**Aim:** Extract, in full, the lines below, beginning at the first and ending with the line that contains "const yTicks = [0, 20, 40, 60, 80, 100];". Pictures do not belong in the copy.

**Data shown:**
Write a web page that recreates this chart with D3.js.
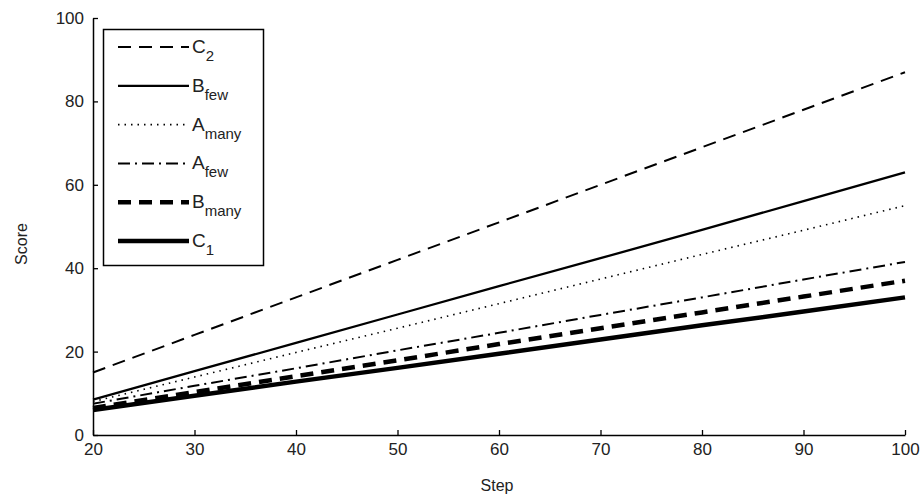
<!DOCTYPE html>
<html><head><meta charset="utf-8">
<script src="https://cdn.jsdelivr.net/npm/d3@7"></script>
<style>body{margin:0;background:#fff}svg{display:block}text{font-family:"Liberation Sans",Arial,sans-serif;fill:#222}</style>
</head><body>
<svg id="c" width="923" height="497"></svg>
<script>
const steps = [20, 30, 40, 50, 60, 70, 80, 90, 100];
const C2     = [15, 24, 33, 42, 51, 60, 69, 78, 87];
const Bfew   = [8.5, 15.3, 22.1, 28.9, 35.7, 42.4, 49.2, 56.1, 63];
const Amany  = [8, 13.9, 19.8, 25.6, 31.5, 37.4, 43.3, 49.1, 55];
const Afew   = [7.5, 11.8, 16, 20.3, 24.5, 28.8, 33, 37.3, 41.5];
const Bmany  = [6.5, 10.3, 14.1, 17.9, 21.8, 25.6, 29.4, 33.2, 37];
const C1     = [6, 9.4, 12.8, 16.1, 19.5, 22.9, 26.3, 29.6, 33];
const seriesNames = [["C","2"],["B","few"],["A","many"],["A","few"],["B","many"],["C","1"]];
const xTicks = [20, 30, 40, 50, 60, 70, 80, 90, 100];
const yTicks = [0, 20, 40, 60, 80, 100];

const styles = [
  {w:2, dash:"13,8"},
  {w:2.3, dash:null},
  {w:1.6, dash:"1.5,5"},
  {w:2, dash:"12,5,2,5"},
  {w:4.5, dash:"13,8"},
  {w:4.5, dash:null}
];
const data = [C2, Bfew, Amany, Afew, Bmany, C1];

const svg = d3.select("#c");
const x = d3.scaleLinear().domain([20,100]).range([93,905]);
const y = d3.scaleLinear().domain([0,100]).range([435,18]);

const line = d3.line().x((d,i)=>x(steps[i])).y(d=>y(d));
data.forEach((s,k)=>{
  svg.append("path").attr("d", line(s)).attr("fill","none")
    .attr("stroke","#000").attr("stroke-width",styles[k].w)
    .attr("stroke-dasharray",styles[k].dash);
});

const xAxis = d3.axisBottom(x).tickValues(xTicks).tickSize(-5).tickSizeOuter(0).tickPadding(8);
const gx = svg.append("g").attr("transform","translate(0,435)").call(xAxis);
const yAxis = d3.axisLeft(y).tickValues(yTicks).tickSize(-5).tickSizeOuter(0).tickPadding(9);
const gy = svg.append("g").attr("transform","translate(93,0)").call(yAxis);
[gx,gy].forEach(g=>{
  g.select(".domain").attr("stroke","#000").attr("stroke-width",1.5);
  g.selectAll(".tick line").attr("stroke","#000").attr("stroke-width",1.3);
  g.selectAll(".tick text").attr("font-size",17).attr("fill","#222").attr("font-family","Liberation Sans, Arial, sans-serif");
});

svg.append("text").attr("x",497).attr("y",491).attr("text-anchor","middle").attr("font-size",16).text("Step");
svg.append("text").attr("transform","translate(27,244) rotate(-90)").attr("text-anchor","middle").attr("font-size",16).text("Score");

// legend
const lg = svg.append("g");
lg.append("rect").attr("x",103.5).attr("y",29.5).attr("width",160).attr("height",236)
  .attr("fill","#fff").attr("stroke","#000").attr("stroke-width",1.5);
const ly = d3.scalePoint().domain(d3.range(6)).range([47,241]);
seriesNames.forEach((n,k)=>{
  const yy = ly(k);
  lg.append("line").attr("x1",118).attr("x2",189).attr("y1",yy).attr("y2",yy)
    .attr("stroke","#000").attr("stroke-width",styles[k].w).attr("stroke-dasharray",styles[k].dash);
  const t = lg.append("text").attr("x",192).attr("y",yy+6).attr("font-size",19);
  t.append("tspan").text(n[0]);
  t.append("tspan").attr("dy",8).attr("font-size",15).text(n[1]);
});
</script>
</body></html>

**Completed exercise:**
Write a web page that recreates this chart with D3.js.
<!DOCTYPE html>
<html><head><meta charset="utf-8">
<script src="https://cdn.jsdelivr.net/npm/d3@7"></script>
<style>body{margin:0;background:#fff}svg{display:block}text{font-family:"Liberation Sans",Arial,sans-serif;fill:#222}</style>
</head><body>
<svg id="c" width="923" height="497"></svg>
<script>
const steps = [20, 30, 40, 50, 60, 70, 80, 90, 100];
const C2     = [15, 24, 33, 42, 51, 60, 69, 78, 87];
const Bfew   = [8.5, 15.3, 22.1, 28.9, 35.7, 42.4, 49.2, 56.1, 63];
const Amany  = [8, 13.9, 19.8, 25.6, 31.5, 37.4, 43.3, 49.1, 55];
const Afew   = [7.5, 11.8, 16, 20.3, 24.5, 28.8, 33, 37.3, 41.5];
const Bmany  = [6.5, 10.3, 14.1, 17.9, 21.8, 25.6, 29.4, 33.2, 37];
const C1     = [6, 9.4, 12.8, 16.1, 19.5, 22.9, 26.3, 29.6, 33];
const seriesNames = [["C","2"],["B","few"],["A","many"],["A","few"],["B","many"],["C","1"]];
const xTicks = [20, 30, 40, 50, 60, 70, 80, 90, 100];
const yTicks = [0, 20, 40, 60, 80, 100];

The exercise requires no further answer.